Les difficultés, il faut l’avouer, étaient grandes encore. Élisabeth, indignée de l’abjuration, rappelait ses troupes. Le duc de Mercœur établissait l’Espagnol en Bretagne, et Philippe II proclamait sa fille duchesse de cette province. (Voy. Lettres d’Henri IV.) Le duc d’Épernon voulait ouvrir à l’ennemi le port de Boulogne et ceux de Provence. Henri IV n’y trouva remède que de donner ce gouvernement au jeune duc de Guise pour faire battre entre eux les ligueurs.
Chose bizarre, sa pauvreté croissait en proportion de ses succès. On le comprend, à chaque province rachetée il lui fallait exiger davantage d’un peuple de plus en plus ruiné. Nul moyen de payer des troupes, il n’avait que des volontaires, des gentilshommes, qui, sur ses lettres pressantes, montaient bien à cheval pour faire une course avec lui, mais qui le quittaient « au bout de quinze jours ». (Lettres, IV, 415.)
Jamais il ne montra tant d’esprit, d’activité et de ressources. Ses lettres, ses vives paroles, restent dans la mémoire en traits de feu. Il écrit jusqu’au bout du monde, même à Constantinople, pour en tirer du secours ; il veut que le sultan ranime en Espagne les Mauresques contre Philippe II. Il prie le Palatin, il implore la Hollande, il baise le portrait d’Élisabeth, épris de sa beauté ; la reine d’Angleterre, à soixante ans, efface Gabrielle. Rien de plus amusant, de plus original. La légende populaire du Diable à quatre n’est ici que la vérité.
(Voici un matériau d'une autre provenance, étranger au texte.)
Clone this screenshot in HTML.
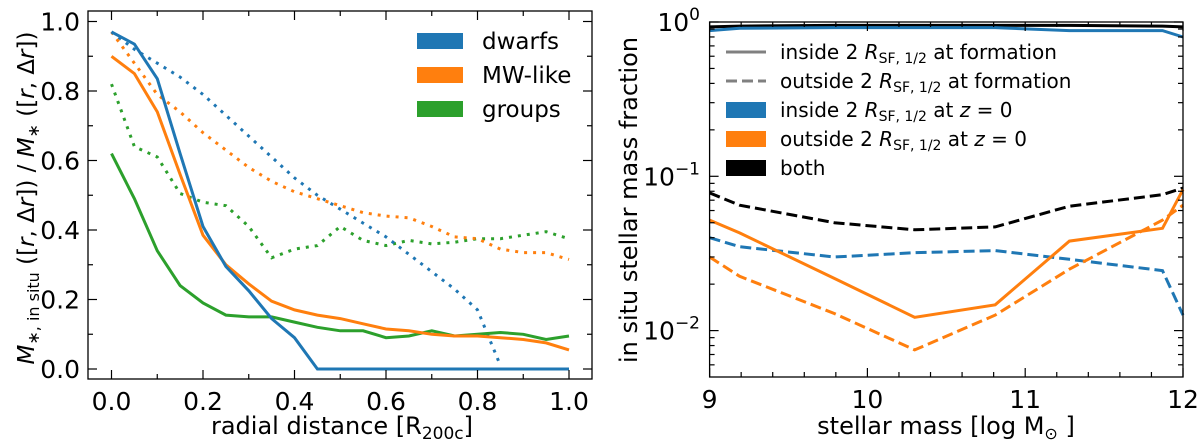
<!DOCTYPE html>
<html><head><meta charset="utf-8"><style>
html,body{margin:0;padding:0;background:#fff}
svg{display:block;font-family:"DejaVu Sans","Liberation Sans",sans-serif}
</style></head><body>
<svg id="c" width="1200" height="442" viewBox="0 0 1200 442" xmlns="http://www.w3.org/2000/svg">
<g id="L"></g>
<g id="R"></g>
</svg>
<script>
const radii=[0,0.05,0.1,0.15,0.2,0.25,0.3,0.35,0.4,0.45,0.5,0.55,0.6,0.65,0.7,0.75,0.8,0.85,0.9,0.95,1.0];
const dwarfsSolid=[0.97,0.935,0.835,0.62,0.41,0.295,0.225,0.145,0.09,0,0,0,0,0,0,0,0,0,0,0,0];
const mwSolid=[0.9,0.85,0.74,0.56,0.385,0.3,0.245,0.195,0.17,0.155,0.145,0.13,0.115,0.11,0.1,0.095,0.095,0.09,0.085,0.075,0.055];
const groupsSolid=[0.62,0.49,0.34,0.24,0.19,0.155,0.15,0.15,0.135,0.12,0.11,0.11,0.09,0.095,0.11,0.095,0.1,0.105,0.1,0.085,0.095];
const dwarfsDotted=[0.97,0.92,0.88,0.84,0.79,0.73,0.67,0.61,0.55,0.5,0.46,0.42,0.38,0.33,0.28,0.23,0.17,0.01];
const mwDotted=[0.97,0.88,0.79,0.74,0.68,0.63,0.58,0.54,0.51,0.49,0.47,0.45,0.44,0.435,0.41,0.38,0.375,0.345,0.335,0.335,0.315];
const groupsDotted=[0.82,0.64,0.61,0.505,0.48,0.47,0.41,0.32,0.345,0.355,0.41,0.37,0.355,0.37,0.36,0.365,0.375,0.375,0.385,0.395,0.375];
const leftTicks=["0.0","0.2","0.4","0.6","0.8","1.0"];

const masses=[9,9.19,9.79,10.3,10.81,11.28,11.87,12];
const bothSolid=[0.93,0.94,0.95,0.95,0.95,0.95,0.94,0.93];
const bothDashed=[0.078,0.065,0.05,0.045,0.047,0.064,0.076,0.084];
const inSolid=[0.88,0.91,0.92,0.92,0.92,0.88,0.88,0.8];
const inDashed=[0.04,0.035,0.03,0.032,0.033,0.029,0.0245,0.0126];
const outSolid=[0.052,0.043,0.0218,0.0122,0.0147,0.038,0.046,0.082];
const outDashed=[0.03,0.0225,0.0129,0.0075,0.0126,0.025,0.052,0.065];
const rightXTicks=["9","10","11","12"];

const NS="http://www.w3.org/2000/svg";
function mk(p,t,a){const e=document.createElementNS(NS,t);for(const k in a)e.setAttribute(k,a[k]);p.appendChild(e);return e;}
const C={b:"#1f77b4",o:"#ff7f0e",g:"#2ca02c",k:"#000"};

// LEFT
const L=document.getElementById('L');
const lx=v=>111.5+v*457.5, ly=v=>369-v*347.5;
function poly(par,xs,ys,fx,fy,col,dash,name){
  const pts=ys.map((v,i)=>fx(xs[i]).toFixed(1)+","+fy(v).toFixed(1)).join(" ");
  const e=mk(par,'polyline',{points:pts,fill:"none",stroke:col,"stroke-width":3,"stroke-dasharray":dash||"none"});
  
  
}
poly(L,radii,groupsDotted,lx,ly,C.g,"3 6","groups-dotted-line");
poly(L,radii,mwDotted,lx,ly,C.o,"3 6","mw-dotted-line");
poly(L,radii,dwarfsDotted,lx,ly,C.b,"3 6","dwarfs-dotted-line");
poly(L,radii,groupsSolid,lx,ly,C.g,"","groups-solid-line");
poly(L,radii,mwSolid,lx,ly,C.o,"","mw-solid-line");
poly(L,radii,dwarfsSolid,lx,ly,C.b,"","dwarfs-solid-line");
const lf=mk(L,'rect',{x:88,y:11,width:504,height:368,fill:"none",stroke:"#000","stroke-width":1.3});

for(let i=0;i<=10;i++){const v=i/10,maj=i%2==0,len=maj?9:5;
  const x=lx(v),y=ly(v);
  mk(L,'line',{x1:x,y1:379,x2:x,y2:379-len,stroke:"#000","stroke-width":1.2});
  mk(L,'line',{x1:x,y1:11,x2:x,y2:11+len,stroke:"#000","stroke-width":1.2});
  mk(L,'line',{x1:88,y1:y,x2:88+len,y2:y,stroke:"#000","stroke-width":1.2});
  mk(L,'line',{x1:592,y1:y,x2:592-len,y2:y,stroke:"#000","stroke-width":1.2});
}
leftTicks.forEach((t,i)=>{const v=i*0.2;
  const a=mk(L,'text',{x:lx(v),y:410,"font-size":25,"text-anchor":"middle"});a.textContent=t;
  
  const b=mk(L,'text',{x:80,y:ly(v)+9,"font-size":25,"text-anchor":"end"});b.textContent=t;
  
});
let t=mk(L,'text',{x:342,y:434,"font-size":24,"text-anchor":"middle"});
t.innerHTML='radial distance [R<tspan font-size="17" dy="5">200c</tspan><tspan dy="-5">]</tspan>';

t=mk(L,'text',{x:0,y:0,"font-size":23,"text-anchor":"middle",transform:"translate(34,198) rotate(-90)"});
t.innerHTML='<tspan font-style="italic">M</tspan><tspan font-size="16" dy="5">∗, in situ</tspan><tspan dy="-5"> ([</tspan><tspan font-style="italic">r</tspan>, Δ<tspan font-style="italic">r</tspan>]) / <tspan font-style="italic">M</tspan><tspan font-size="16" dy="5">∗</tspan><tspan dy="-5"> ([</tspan><tspan font-style="italic">r</tspan>, Δ<tspan font-style="italic">r</tspan>])';

[["dwarfs",C.b],["MW-like",C.o],["groups",C.g]].forEach((d,i)=>{
  const y=41+i*34;
  const r=mk(L,'rect',{x:417,y:y-8,width:46,height:16,fill:d[1]});
  
  const tx=mk(L,'text',{x:482,y:y+8,"font-size":23});tx.textContent=d[0];
  
});

// RIGHT
const R=document.getElementById('R');
const X0=709.6,X1=1183,Y0=22,Y1=377;
const rx=v=>X0+(v-9)*(X1-X0)/3;
const ry=v=>Y0+(-Math.log10(v))*154.3;
poly(R,masses,bothSolid,rx,ry,C.k,"","both-solid-line");
poly(R,masses,inSolid,rx,ry,C.b,"","inside-solid-line");
poly(R,masses,bothDashed,rx,ry,C.k,"11 5","both-dashed-line");
poly(R,masses,inDashed,rx,ry,C.b,"11 5","inside-dashed-line");
poly(R,masses,outDashed,rx,ry,C.o,"11 5","outside-dashed-line");
poly(R,masses,outSolid,rx,ry,C.o,"","outside-solid-line");
const rf=mk(R,'rect',{x:X0,y:Y0,width:X1-X0,height:Y1-Y0,fill:"none",stroke:"#000","stroke-width":1.3});

for(let i=0;i<=15;i++){const v=9+i*0.2,maj=i%5==0,len=maj?9:5,x=rx(v);
  mk(R,'line',{x1:x,y1:Y1,x2:x,y2:Y1-len,stroke:"#000","stroke-width":1.2});
  mk(R,'line',{x1:x,y1:Y0,x2:x,y2:Y0+len,stroke:"#000","stroke-width":1.2});}
for(let d=-3;d<=0;d++)for(let m=1;m<=9;m++){const v=m*Math.pow(10,d);const y=ry(v);
  if(y<Y0-0.5||y>Y1)continue;const len=m==1?9:5;
  mk(R,'line',{x1:X0,y1:y,x2:X0+len,y2:y,stroke:"#000","stroke-width":1.2});
  mk(R,'line',{x1:X1,y1:y,x2:X1-len,y2:y,stroke:"#000","stroke-width":1.2});}
rightXTicks.forEach(s=>{const a=mk(R,'text',{x:rx(+s),y:408,"font-size":25,"text-anchor":"middle"});a.textContent=s;
  });
[[1,"0"],[0.1,"−1"],[0.01,"−2"]].forEach(p=>{const a=mk(R,'text',{x:700,y:ry(p[0])+9,"font-size":25,"text-anchor":"end"});
  a.innerHTML='10<tspan font-size="17" dy="-11">'+p[1]+'</tspan>';
  });
t=mk(R,'text',{x:946,y:434,"font-size":24,"text-anchor":"middle"});
t.innerHTML='stellar mass [log M<tspan font-size="16" dy="5">⊙</tspan><tspan dy="-5"> ]</tspan>';

t=mk(R,'text',{x:0,y:0,"font-size":24,"text-anchor":"middle",transform:"translate(637,200) rotate(-90)"});
t.textContent='in situ stellar mass fraction';

const leg=[["line","#808080","none","inside 2 ","at formation"],["line","#808080","11 5","outside 2 ","at formation"],
 ["patch",C.b,"","inside 2 ","at z"],["patch",C.o,"","outside 2 ","at z"],["patch",C.k,"","both",""]];
leg.forEach((d,i)=>{const y=52+i*29;
  let h;
  if(d[0]=="line")h=mk(R,'line',{x1:726,y1:y,x2:766,y2:y,stroke:d[1],"stroke-width":3,"stroke-dasharray":d[2]});
  else h=mk(R,'rect',{x:726,y:y-8,width:40,height:16,fill:d[1]});
  
  const tx=mk(R,'text',{x:780,y:y+7,"font-size":20});
  if(d[3]=="both")tx.textContent="both";
  else{let s=d[3]+'<tspan font-style="italic">R</tspan><tspan font-size="14" dy="4">SF, 1/2</tspan><tspan dy="-4"> ';
    s+= d[4]=="at z"?'at <tspan font-style="italic">z</tspan> = 0</tspan>':'at formation</tspan>';tx.innerHTML=s;}
  
});
</script>
</body></html>
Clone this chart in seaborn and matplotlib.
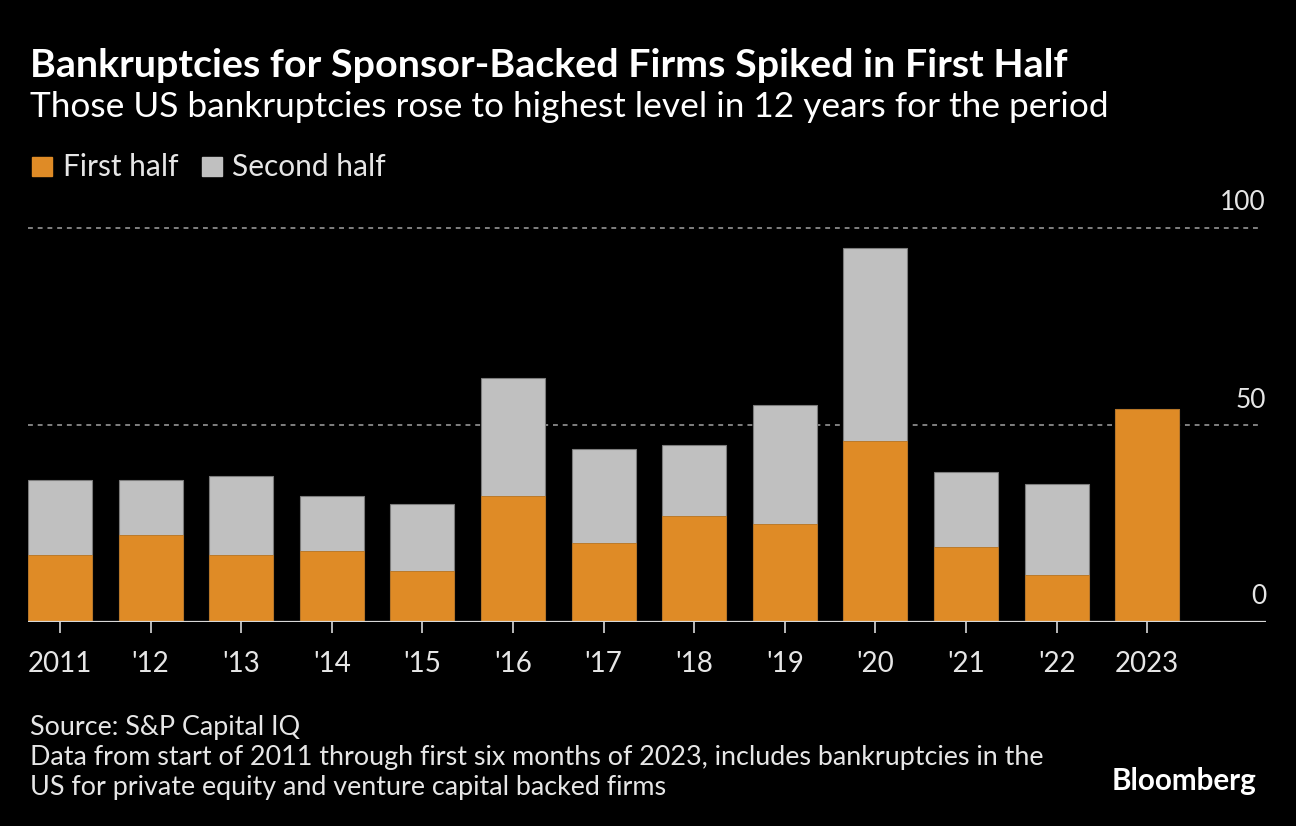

Diable gascon et pauvre diable, s’il en fut, on l’admire, on en a pitié. Plus malheureux encore chez lui qu’ailleurs, vexé par l’amour et l’argent, amant trompé, roi famélique, il écrit à sa Gabrielle, qui se moque de lui avec Bellegarde, des lettres désespérées. Il adresse à son Parlement, qui refuse de l’aider, des gronderies éloquentes et d’une verte familiarité, mais d’un accent de bonté qui emporte le cœur : « Messieurs, vous m’avez, par vos longueurs, tenu ici trois mois ; vous verrez le tort qui a été fait à mes affaires. Je m’en vais le plus mal accommodé que peut être prince. J’ai trois armées, et je vais les trouver. J’y porterai ma vie et l’exposerai librement. Dieu ne me délaissera point… Je vous ai remis dans vos maisons ; vous n’étiez que dans de sales petites chambres : vous êtes maintenant dans mon Palais… Vous croyez avoir beaucoup fait quand vous m’avez fait de beaux discours ; et puis vous vous allez chauffer… Vous dites que je me hasarde trop ; j’y suis contraint. Si je n’y vais, les autres n’iront pas. Si j’avais de quoi payer, j’enverrais à ma place… Je vous recommande le devoir de vos charges… Je vous aime autant que roi peut aimer… Le naturel des Français est de n’aimer point ce qu’ils voient ; ne me voyant plus, vous m’aimerez ; et, quand vous m’aurez perdu, vous me regretterez. » (Lettres, IV, 414-415.)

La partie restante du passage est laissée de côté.